The Distribution Service is at the heart of the system as it knows all the senders, incoming types of messages, rules to distribute, models of schema based data stores and whatever else is necessary to be stored. As a baseline for a distribution service, one can again leverage many open source components and start building it from there. As the most robust libraries for Kafka, Hana and Spark are built in Java, it would naturally make sense to look for additional components needed that are also built in Java. Apache Flume seems to be a promising basis for this functionality, as it is built in Java and has configurable Kafka and HDFS read and write capabilities. It can also easily be extended to SAP Hana via the Hana JDBC driver. Furthermore, it is one of the components used by Cloudera’s Kafka Reference Architecture. The combination of Kafka and Flume now allows for a variety of configurations in which Kafka Topics and Flume processes can be chained together to build a sophisticated data distribution network. Such a network would have the ability to alter the messages as needed before storing them in one or multiple data stores like SAP HANA and HDFS.

Storing records

With collection and distribution mechanisms in place that allow for the decoupling of persistency from the applications that are sending the data, the service has full freedom to store the data based on relevance and price per storage for the individual records.
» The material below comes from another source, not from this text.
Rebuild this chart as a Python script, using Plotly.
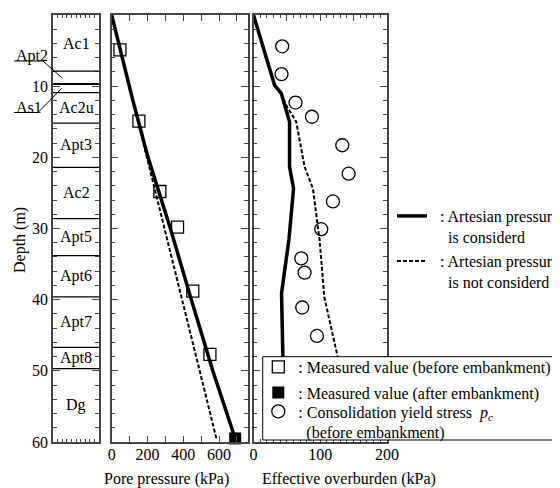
import plotly.graph_objects as go

# ---------------- data ----------------
# soil column
layer_names = ["Ac1", "Apt2", "As1", "Ac2u", "Apt3", "Ac2", "Apt5", "Apt6", "Apt7", "Apt8", "Dg"]
layer_tops = [0, 7.9, 9.7, 10.9, 15.2, 21.4, 28.6, 33.8, 39.6, 46.7, 49.7]
layer_bottom = 60

# pore pressure (kPa) vs depth (m)
pp_depth_art = [0, 12, 20, 30, 40, 50, 59.5]
pp_art = [0, 118, 203, 328, 445, 565, 690]
pp_depth_hyd = [0, 59.5]
pp_hyd = [0, 585]
meas_before_depth = [4.9, 14.9, 24.8, 29.8, 38.8, 47.7]
meas_before_pp = [46, 152, 269, 368, 453, 549]
meas_after_depth = [59.5]
meas_after_pp = [690]

# effective overburden (kPa) vs depth (m)
eo_depth_art = [0, 9.85, 11, 15, 21.3, 24.4, 31.6, 39.1, 48, 51]
eo_art = [0, 31.5, 41.6, 54, 54, 60, 53, 42, 44, 45]
eo_depth_hyd = [0, 9.85, 11, 12.7, 15, 21.3, 24.4, 31.6, 39.6, 48, 51]
eo_hyd = [0, 31.5, 41.6, 49, 64, 76.5, 89, 99, 106, 126, 128]
pc_depth = [4.4, 8.3, 12.3, 14.3, 18.3, 22.3, 26.2, 30.1, 34.2, 36.2, 41.1, 45.1]
pc_val = [43, 42, 63, 87.5, 133, 142.5, 119, 101.5, 71.6, 76.5, 73, 95]

pp_ticks = [0, 100, 200, 300, 400, 500, 600, 700]
pp_ticktext = ["0", " ", "200", " ", "400", " ", "600", " "]
eo_ticks = [0, 50, 100, 150, 200]
eo_ticktext = ["0", " ", "100", " ", "200"]
depth_ticks = [0, 10, 20, 30, 40, 50, 60]

# ---------------- layout helpers ----------------
W, H = 560, 488
OX, OY = 8, 8  # page body offset
FONT = "Liberation Serif, Times New Roman, serif"
AX = "#444444"
NB = "\u00a0"


def px(x):
    return (x - OX) / W


def py(y):
    return 1 - (y - OY) / H


ydom = [py(442), py(15)]


def dpy(d):
    return ydom[0] + (1 - d / 60.0) * (ydom[1] - ydom[0])


fig = go.Figure()

# lines
fig.add_trace(go.Scatter(x=pp_art, y=pp_depth_art, xaxis="x2", yaxis="y2", mode="lines",
                         line=dict(color="black", width=3.5), legend="legend2", legendgroup="art",
                         name=NB * 2 + ": Artesian pressure<br>" + NB * 4 + "is considerd"))
fig.add_trace(go.Scatter(x=pp_hyd, y=pp_depth_hyd, xaxis="x2", yaxis="y2", mode="lines",
                         line=dict(color="black", width=2, dash="4px,2px"), legend="legend5",
                         legendgroup="hyd", name=NB * 2 + ": Artesian pressure<br>" + NB * 4 + "is not considerd"))
fig.add_trace(go.Scatter(x=eo_art, y=eo_depth_art, xaxis="x3", yaxis="y3", mode="lines",
                         line=dict(color="black", width=3.5), legend="legend2", legendgroup="art",
                         showlegend=False))
fig.add_trace(go.Scatter(x=eo_hyd, y=eo_depth_hyd, xaxis="x3", yaxis="y3", mode="lines",
                         line=dict(color="black", width=2, dash="4px,2px"), legend="legend5",
                         legendgroup="hyd", showlegend=False))

# markers
fig.add_trace(go.Scatter(x=meas_before_pp, y=meas_before_depth, xaxis="x2", yaxis="y2", mode="markers",
                         marker=dict(symbol="square-open", size=12, color="black", line=dict(width=1.3)),
                         legend="legend", name=": Measured value (before embankment)"))
fig.add_trace(go.Scatter(x=meas_after_pp, y=meas_after_depth, xaxis="x2", yaxis="y2", mode="markers",
                         marker=dict(symbol="square", size=12, color="black"), legend="legend3",
                         name=": Measured value (after embankment)", cliponaxis=False))
fig.add_trace(go.Scatter(x=pc_val, y=pc_depth, xaxis="x3", yaxis="y3", mode="markers",
                         marker=dict(symbol="circle-open", size=13, color="black", line=dict(width=1.3)),
                         legend="legend4",
                         name=": Consolidation yield stress" + NB * 2 + "<i>p<sub>c</sub></i><br>" + NB * 2
                              + "(before embankment)"))

common_y = dict(range=[60, 0], domain=ydom, showline=True, linecolor=AX, linewidth=1.5,
                mirror="ticks", ticks="inside", tickcolor=AX, ticklen=7, tickwidth=1,
                tickvals=depth_ticks, showgrid=False, zeroline=False,
                minor=dict(dtick=2, ticks="inside", ticklen=4, tickcolor=AX, showgrid=False))
common_x = dict(showline=True, linecolor=AX, linewidth=1.5, mirror="ticks", ticks="inside",
                tickcolor=AX, ticklen=6, showgrid=False, zeroline=False, ticklabelstandoff=-3,
                tickfont=dict(size=16, family=FONT, color="black"))


def leg(x, y, **kw):
    d = dict(x=px(x), y=py(y), xanchor="left", yanchor="top", bgcolor="rgba(0,0,0,0)",
             borderwidth=0, font=dict(size=16, family=FONT, color="black"), itemwidth=30,
             valign="top", tracegroupgap=0)
    d.update(kw)
    return d


LEG_X = 258.3
fig.update_layout(
    width=W, height=H, margin=dict(l=0, r=0, t=0, b=0, autoexpand=False),
    paper_bgcolor="white", plot_bgcolor="white",
    font=dict(family=FONT, size=16, color="black"),
    xaxis=dict(domain=[px(53), px(99)], range=[0, 1], anchor="y", showticklabels=False,
               showline=True, linecolor=AX, linewidth=1.5, mirror="ticks", ticks="inside",
               tickcolor=AX, ticklen=3, dtick=0.1, tick0=0, showgrid=False, zeroline=False),
    yaxis=dict(anchor="x", showticklabels=True, tickfont=dict(size=16, family=FONT, color="black"),
               **common_y),
    xaxis2=dict(domain=[px(111.7), px(247.7)], range=[0, 760], anchor="y2",
                tickvals=pp_ticks, ticktext=pp_ticktext, **common_x),
    yaxis2=dict(anchor="x2", showticklabels=False, **common_y),
    xaxis3=dict(domain=[px(253.5), px(387)], range=[0, 200], anchor="y3",
                tickvals=eo_ticks, ticktext=eo_ticktext,
                minor=dict(dtick=10, ticks="inside", ticklen=3, tickcolor=AX, showgrid=False),
                **common_x),
    yaxis3=dict(anchor="x3", showticklabels=False, **common_y),
    legend=leg(LEG_X, 366 - 16),
    legend3=leg(LEG_X, 391.7 - 16),
    legend4=leg(LEG_X, 410.5 - 16),
    legend2=leg(392, 215 - 16),
    legend5=leg(392, 260 - 16),
    showlegend=True,
)

# layer boundaries and names
shapes = []
annotations = []
for i, (name, top) in enumerate(zip(layer_names, layer_tops)):
    bot = layer_tops[i + 1] if i + 1 < len(layer_tops) else layer_bottom
    if top > 0:
        shapes.append(dict(type="line", xref="x", yref="y", x0=0, x1=1, y0=top, y1=top,
                           line=dict(color="black", width=2 if name == "As1" else 1.2)))
    if name in ("Apt2", "As1"):
        continue
    annotations.append(dict(x=0.5, y=(top + bot) / 2, xref="x", yref="y", text=name,
                            xanchor="center", yanchor="middle",
                            showarrow=False, font=dict(size=16, family=FONT)))

# outside labels with leaders for thin layers
col_x0 = 53
col_w = 46
leaders = [("Apt2", 1, 56, 61, 43), ("As1", 2, 107, 112.5, 38)]
for name, idx, ty, uy, ux in leaders:
    mid = (layer_tops[idx] + layer_tops[idx + 1]) / 2
    annotations.append(dict(x=px(14), y=py(ty), xref="paper", yref="paper", text=name,
                            xanchor="left", yanchor="middle", showarrow=False,
                            font=dict(size=16, family=FONT)))
    ex = px(col_x0 + 0.19 * col_w)
    ey = dpy(mid)
    shapes.append(dict(type="path", xref="paper", yref="paper",
                       path=f"M {px(14)},{py(uy)} L {px(ux)},{py(uy)} L {ex},{ey}",
                       line=dict(color="black", width=1)))

# legend box (white, covers the plot beneath it)
shapes.append(dict(type="rect", xref="paper", yref="paper", x0=px(262.7), x1=px(556.7),
                   y0=py(440), y1=py(356.7), fillcolor="white",
                   line=dict(color="black", width=1), layer="above"))

annotations += [
    dict(x=px(20), y=py(240), xref="paper", yref="paper", text="Depth (m)", textangle=-90,
         xanchor="center", yanchor="middle", showarrow=False, font=dict(size=16, family=FONT)),
    dict(x=px(166), y=py(479), xref="paper", yref="paper", text="Pore pressure (kPa)",
         xanchor="center", yanchor="middle", showarrow=False, font=dict(size=16, family=FONT)),
    dict(x=px(349), y=py(479), xref="paper", yref="paper", text="Effective overburden (kPa)",
         xanchor="center", yanchor="middle", showarrow=False, font=dict(size=16, family=FONT)),
]

fig.update_layout(shapes=shapes, annotations=annotations)
fig.write_html("out.html")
The primary objective of the service is to store each individual record and to not throw away any collectable data point along the way.

Hadoop clusters have proven to be the most cost effective solution while maintaining the capability to easily query the data. That said, aggregates of data or individual data points are, for fast access and analysis, better kept in a data store like SAP HANA where warehousing models can be built on top and a vast selection of analytical toolsets already exist to present the data. In order to build meaningful analytics from the large number of collected records, information has to be available that can be used to build dimensions or simply aid in the query process.

Even more simply, it can be used to enrich reporting with human readable text instead of cryptic id’s. Most of the time, this additional data is coming from transactional systems like SAP ERP, CRM etc. where it is kept in a relational form. Keeping it in SAP HANA is therefore a more natural fit.

One crucial point in storing records, however, will be the question of what to do when queries are made that span multiple data stores. Today we are starting to see the first capabilities that allow querying of a Hadoop Cluster from HANA. We will, however, also need the capability for queries to be initiated in Hadoop that traverse to SAP HANA and back. Such a seamless interaction between data stores will broaden the analysis toolset even further, allowing for deeper analysis of the collected data.

Technical boundaries of the infrastructure

At the front is the Collection Service, which is responsible for publishing end-points that applications can send data to and scale along with the incoming load. It also has a component that shields the services behind it from that load. The Distribution Service takes on the data, determines what needs to happen to it and where it should be stored. Functionality can range from enriching data to modifying records or creating aggregates from the raw data send. Behind the Distribution Service are multiple storage solutions. On top of these data stores there will be an analytical toolset that can interact between the data stores to build analytics visualizations of different kinds to fulfill customer´s need as described in the 1st blog of the series.

   

If done right, you are now ready for scale.